COLUMBUS: Beyond its homophonic resemblance, the word niggardly has no connection to the N-word.
Niggardly means stingy or miserly. The late comedian Jack Benny, who made a career as a cheapskate, was niggardly.
Julie Albert, the Dispatch’s chief librarian, found that the word appears to be Scandinavian in origin and said she could find “no racial component” to it. Another source traced niggardly to the Old Norse verb nigla, meaning “to fuss about small matters.”
Ohio’s Yale-educated senior senator, Sherrod Brown, is a very smart man who knows the meaning of niggardly and how to use it in proper context. It is not clear whether the attack dogs at the National Republican Senatorial Committee know the meaning of the word, but they really don’t care. Once Brown uttered it publicly, that’s all they needed to falsely and despicably portray him as a racist.
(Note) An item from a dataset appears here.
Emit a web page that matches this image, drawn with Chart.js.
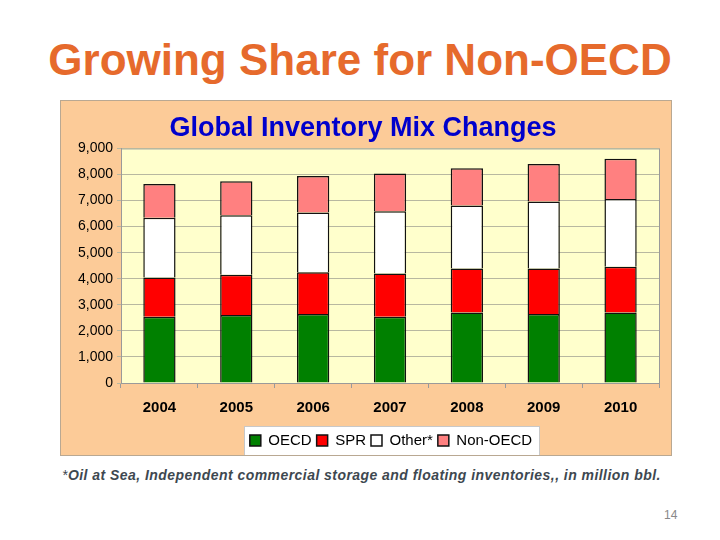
<!DOCTYPE html>
<html>
<head>
<meta charset="utf-8">
<script src="https://cdn.jsdelivr.net/npm/chart.js@4/dist/chart.umd.min.js"></script>
<style>
  body { margin: 0; width: 720px; height: 540px; background: #fff; position: relative; font-family: Arial, "Liberation Sans", sans-serif; overflow: hidden; }
  #title { position: absolute; left: 0; top: 35px; width: 720px; text-align: center; font-size: 44px; font-weight: bold; color: #E66A2C; }
  #box { position: absolute; left: 60px; top: 100px; width: 610px; height: 354px; background: #FCCB98; border: 1px solid #B9A892; }
  #note { position: absolute; left: 62px; top: 467px; font-size: 14px; font-style: italic; font-weight: bold; color: #3E4850; letter-spacing: 0.45px; }
  #page { position: absolute; left: 664px; top: 508px; font-size: 12px; color: #888; }
</style>
</head>
<body>
<div id="title">Growing Share for Non-OECD</div>
<div id="box"><canvas id="mixChart" width="610" height="354"></canvas></div>
<div id="note"><span style="font-weight:normal">*</span>Oil at Sea, Independent commercial storage and floating inventories,, in million bbl.</div>
<div id="page">14</div>
<script>
// values, million bbl
const years = ['2004','2005','2006','2007','2008','2009','2010'];
const oecd = [2545, 2610, 2650, 2545, 2700, 2650, 2700];
const spr = [1500, 1540, 1600, 1655, 1690, 1740, 1755];
const other = [2290, 2290, 2290, 2390, 2420, 2570, 2605];
const nonOecd = [1300, 1295, 1400, 1450, 1425, 1440, 1540];
const yTicks = [0, 1000, 2000, 3000, 4000, 5000, 6000, 7000, 8000, 9000];

// plot background + white legend panel
const backdrop = {
    id: 'backdrop',
    afterLayout(chart) {
        // legend sits a bit right of centre and lower in the original
        const lg = chart.legend;
        lg.left += 28; lg.right += 28;
        lg.top += 3; lg.bottom += 3;
    },
    beforeDraw(chart) {
        const c = chart.ctx, a = chart.chartArea;
        c.save();
        c.fillStyle = '#FFFFCC';
        c.fillRect(a.left, a.top, a.right - a.left, a.bottom - a.top);
        c.strokeStyle = '#9A9A9A';
        c.lineWidth = 1;
        c.strokeRect(a.left + 0.5, a.top + 0.5, a.right - a.left, a.bottom - a.top);
        c.fillStyle = '#FFFFFF';
        c.fillRect(183, 325, 296, 30);
        c.strokeStyle = '#C8C8C8';
        c.strokeRect(183.5, 325.5, 295, 30);
        c.restore();
    }
};

function bar(label, data, color) {
    return { label: label, data: data, backgroundColor: color, borderColor: '#111', borderWidth: 1.5,
             barPercentage: 0.42, categoryPercentage: 1 };
}

new Chart(document.getElementById('mixChart'), {
    type: 'bar',
    data: {
        labels: years,
        datasets: [
            bar('OECD', oecd, '#008000'),
            bar('SPR', spr, '#FF0000'),
            bar('Other*', other, '#FFFFFF'),
            bar('Non-OECD', nonOecd, '#FF8080')
        ]
    },
    options: {
        responsive: false,
        animation: false,
        layout: { padding: { left: 6, right: 12, top: 0, bottom: 0 } },
        plugins: {
            title: { display: true, text: 'Global Inventory Mix Changes', color: '#0000CC',
                     font: { family: 'Arial', size: 27, weight: 'bold' }, padding: { top: 11, bottom: 4 } },
            legend: { position: 'bottom',
                      labels: { color: '#000', boxWidth: 11, boxHeight: 11, padding: 5,
                                font: { family: 'Arial', size: 15 } } },
            tooltip: { enabled: false }
        },
        scales: {
            x: {
                stacked: true,
                afterFit: s => { s.height -= 3; },
                grid: { display: true, drawOnChartArea: false, drawTicks: true, tickLength: 5, color: '#9A9A9A', offset: true },
                border: { color: '#9A9A9A' },
                ticks: { color: '#000', padding: 11, font: { family: 'Arial', size: 15, weight: 'bold' } }
            },
            y: {
                stacked: true,
                min: 0, max: 9000,
                afterBuildTicks: s => { s.ticks = yTicks.map(v => ({ value: v })); },
                afterFit: s => { s.width = 54; },
                grid: { color: '#B8B8A0', tickLength: 4 },
                border: { color: '#9A9A9A' },
                ticks: { color: '#000', padding: 4, font: { family: 'Arial', size: 14 },
                         callback: v => v.toLocaleString('en-US') }
            }
        }
    },
    plugins: [backdrop]
});
</script>
</body>
</html>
“The word is not what they are implying that it is,” said John A. Powell, an expert on racial issues and director of the Haas Diversity Research Center at the University of California, Berkeley, referring to the National Republican Senatorial Committee.
“Knowing that many of the TV viewers and readers will not be sophisticated about language, they could easily be confused. So, I think it’s important to straighten this out.”
That’s the goal of this column. Here’s what happened:
On March 15, Brown appeared on MSNBC’s The Dylan Ratigan Show, and complained about how some of his colleagues are treating veterans.
“Of course we’re falling short,” Brown said. “There are people … in this Congress who will always send a blank check when it comes to spending money on defense or war, but are a little more niggardly, if you will, on spending more money on the actual veterans when they come home. And that means we don’t greet them well enough in terms of getting them the right testing when they’re back in Coshocton, Cleveland or Lima, Ohio.”
The Daily Caller, a GOP-friendly conservative blog, picked up the quote and noted that the use of niggardly cost an assistant to the mayor of Washington, D.C., his job in 1999. When it dawned on folks in the mayor’s office that the employee properly used the word in a budget discussion, he was offered his job back. That incident sparked a national debate over language and racial sensibilities.
Powell, who took the Berkeley job in January after holding a similar position at Ohio State University, said there is “no racial context” to the word niggardly, “and it sounds like (Brown) used it appropriately.”
To its credit, The Daily Caller put the definition of niggardly at the top of its blog posting. That proved inconvenient for the National Republican Senatorial Committee, which stripped off the definition and mass-emailed the blog posting to news outlets across the country. The committee included no comment, and actually declined to comment on the record when contacted by the Dispatch. But its intent was unmistakably to stir up debate in the media about whether Brown is a racist for using a word that sounds like the N-word.
“We shouldn’t use people’s confusion as a political football,” said Powell, who is black, “because I’m sure that if the Republican Party had a chance to look at the word, if they already didn’t know, it’s about as similar as lightning and lightning bug. Both of them have lightning in them, but the two words have very little in common.”
When she heard about the committee’s duplicity, state Rep. Tracy Heard, a black Columbus Democrat, was offended: “The language in question has absolutely nothing to do with race and is in no way offensive to me. Sherrod Brown has always been a friend to Ohio’s African-American community, most recently fighting shoulder-to-shoulder with us against laws aimed at suppressing our right to vote.”
A note to voters: Operatives at the Republican and Democratic parties really do think you’re stupid and will try to dupe you at every turn of this election year.
Sherrod Brown might be a lot of things, but he is not a racist. Can the same be said about the people who tried to portray him as one?